» The request: Send back all the data below, exactly as given.

** Start Data extract **

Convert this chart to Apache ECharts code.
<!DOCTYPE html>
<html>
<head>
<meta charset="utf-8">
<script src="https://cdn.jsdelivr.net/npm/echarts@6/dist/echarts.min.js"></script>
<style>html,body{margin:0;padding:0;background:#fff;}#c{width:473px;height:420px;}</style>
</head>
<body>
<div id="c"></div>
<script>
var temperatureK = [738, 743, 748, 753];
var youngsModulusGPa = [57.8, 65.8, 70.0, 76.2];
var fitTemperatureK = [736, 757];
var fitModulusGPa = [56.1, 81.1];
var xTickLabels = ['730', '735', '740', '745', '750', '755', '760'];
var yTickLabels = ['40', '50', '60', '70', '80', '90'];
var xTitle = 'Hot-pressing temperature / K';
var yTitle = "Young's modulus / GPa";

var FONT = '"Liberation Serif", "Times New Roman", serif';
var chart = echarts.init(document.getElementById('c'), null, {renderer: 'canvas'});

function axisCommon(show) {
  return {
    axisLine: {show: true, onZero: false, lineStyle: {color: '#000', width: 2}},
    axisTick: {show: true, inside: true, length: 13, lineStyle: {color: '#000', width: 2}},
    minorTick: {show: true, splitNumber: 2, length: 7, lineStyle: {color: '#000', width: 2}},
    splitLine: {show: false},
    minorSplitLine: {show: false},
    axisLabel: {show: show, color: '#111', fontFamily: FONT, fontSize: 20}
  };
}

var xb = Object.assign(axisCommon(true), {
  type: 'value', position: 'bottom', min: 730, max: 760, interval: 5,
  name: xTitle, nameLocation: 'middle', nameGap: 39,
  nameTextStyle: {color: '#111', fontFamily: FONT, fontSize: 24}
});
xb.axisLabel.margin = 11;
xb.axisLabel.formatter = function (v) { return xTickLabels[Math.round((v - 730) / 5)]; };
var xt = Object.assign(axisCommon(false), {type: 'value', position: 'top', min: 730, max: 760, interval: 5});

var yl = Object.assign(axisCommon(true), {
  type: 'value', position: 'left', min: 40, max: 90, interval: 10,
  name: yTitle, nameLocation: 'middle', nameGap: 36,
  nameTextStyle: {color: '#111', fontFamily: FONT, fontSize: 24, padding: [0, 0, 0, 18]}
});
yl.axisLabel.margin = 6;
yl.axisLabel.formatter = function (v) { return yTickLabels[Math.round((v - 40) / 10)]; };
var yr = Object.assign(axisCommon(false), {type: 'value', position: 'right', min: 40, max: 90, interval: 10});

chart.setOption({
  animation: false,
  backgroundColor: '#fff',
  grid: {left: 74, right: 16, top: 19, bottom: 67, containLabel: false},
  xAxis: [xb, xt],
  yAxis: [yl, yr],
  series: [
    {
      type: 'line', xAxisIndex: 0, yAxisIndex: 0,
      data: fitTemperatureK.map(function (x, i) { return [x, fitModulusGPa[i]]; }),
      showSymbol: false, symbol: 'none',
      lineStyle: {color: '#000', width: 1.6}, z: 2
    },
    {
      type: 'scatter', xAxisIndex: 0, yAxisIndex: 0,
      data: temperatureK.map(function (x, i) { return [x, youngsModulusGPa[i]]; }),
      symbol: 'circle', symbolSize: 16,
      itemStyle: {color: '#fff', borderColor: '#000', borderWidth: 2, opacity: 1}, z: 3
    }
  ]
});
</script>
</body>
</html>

** End Data extract **

» Answer:
Convert this chart to Apache ECharts code.
<!DOCTYPE html>
<html>
<head>
<meta charset="utf-8">
<script src="https://cdn.jsdelivr.net/npm/echarts@6/dist/echarts.min.js"></script>
<style>html,body{margin:0;padding:0;background:#fff;}#c{width:473px;height:420px;}</style>
</head>
<body>
<div id="c"></div>
<script>
var temperatureK = [738, 743, 748, 753];
var youngsModulusGPa = [57.8, 65.8, 70.0, 76.2];
var fitTemperatureK = [736, 757];
var fitModulusGPa = [56.1, 81.1];
var xTickLabels = ['730', '735', '740', '745', '750', '755', '760'];
var yTickLabels = ['40', '50', '60', '70', '80', '90'];
var xTitle = 'Hot-pressing temperature / K';
var yTitle = "Young's modulus / GPa";

var FONT = '"Liberation Serif", "Times New Roman", serif';
var chart = echarts.init(document.getElementById('c'), null, {renderer: 'canvas'});

function axisCommon(show) {
  return {
    axisLine: {show: true, onZero: false, lineStyle: {color: '#000', width: 2}},
    axisTick: {show: true, inside: true, length: 13, lineStyle: {color: '#000', width: 2}},
    minorTick: {show: true, splitNumber: 2, length: 7, lineStyle: {color: '#000', width: 2}},
    splitLine: {show: false},
    minorSplitLine: {show: false},
    axisLabel: {show: show, color: '#111', fontFamily: FONT, fontSize: 20}
  };
}

var xb = Object.assign(axisCommon(true), {
  type: 'value', position: 'bottom', min: 730, max: 760, interval: 5,
  name: xTitle, nameLocation: 'middle', nameGap: 39,
  nameTextStyle: {color: '#111', fontFamily: FONT, fontSize: 24}
});
xb.axisLabel.margin = 11;
xb.axisLabel.formatter = function (v) { return xTickLabels[Math.round((v - 730) / 5)]; };
var xt = Object.assign(axisCommon(false), {type: 'value', position: 'top', min: 730, max: 760, interval: 5});

var yl = Object.assign(axisCommon(true), {
  type: 'value', position: 'left', min: 40, max: 90, interval: 10,
  name: yTitle, nameLocation: 'middle', nameGap: 36,
  nameTextStyle: {color: '#111', fontFamily: FONT, fontSize: 24, padding: [0, 0, 0, 18]}
});
yl.axisLabel.margin = 6;
yl.axisLabel.formatter = function (v) { return yTickLabels[Math.round((v - 40) / 10)]; };
var yr = Object.assign(axisCommon(false), {type: 'value', position: 'right', min: 40, max: 90, interval: 10});

chart.setOption({
  animation: false,
  backgroundColor: '#fff',
  grid: {left: 74, right: 16, top: 19, bottom: 67, containLabel: false},
  xAxis: [xb, xt],
  yAxis: [yl, yr],
  series: [
    {
      type: 'line', xAxisIndex: 0, yAxisIndex: 0,
      data: fitTemperatureK.map(function (x, i) { return [x, fitModulusGPa[i]]; }),
      showSymbol: false, symbol: 'none',
      lineStyle: {color: '#000', width: 1.6}, z: 2
    },
    {
      type: 'scatter', xAxisIndex: 0, yAxisIndex: 0,
      data: temperatureK.map(function (x, i) { return [x, youngsModulusGPa[i]]; }),
      symbol: 'circle', symbolSize: 16,
      itemStyle: {color: '#fff', borderColor: '#000', borderWidth: 2, opacity: 1}, z: 3
    }
  ]
});
</script>
</body>
</html>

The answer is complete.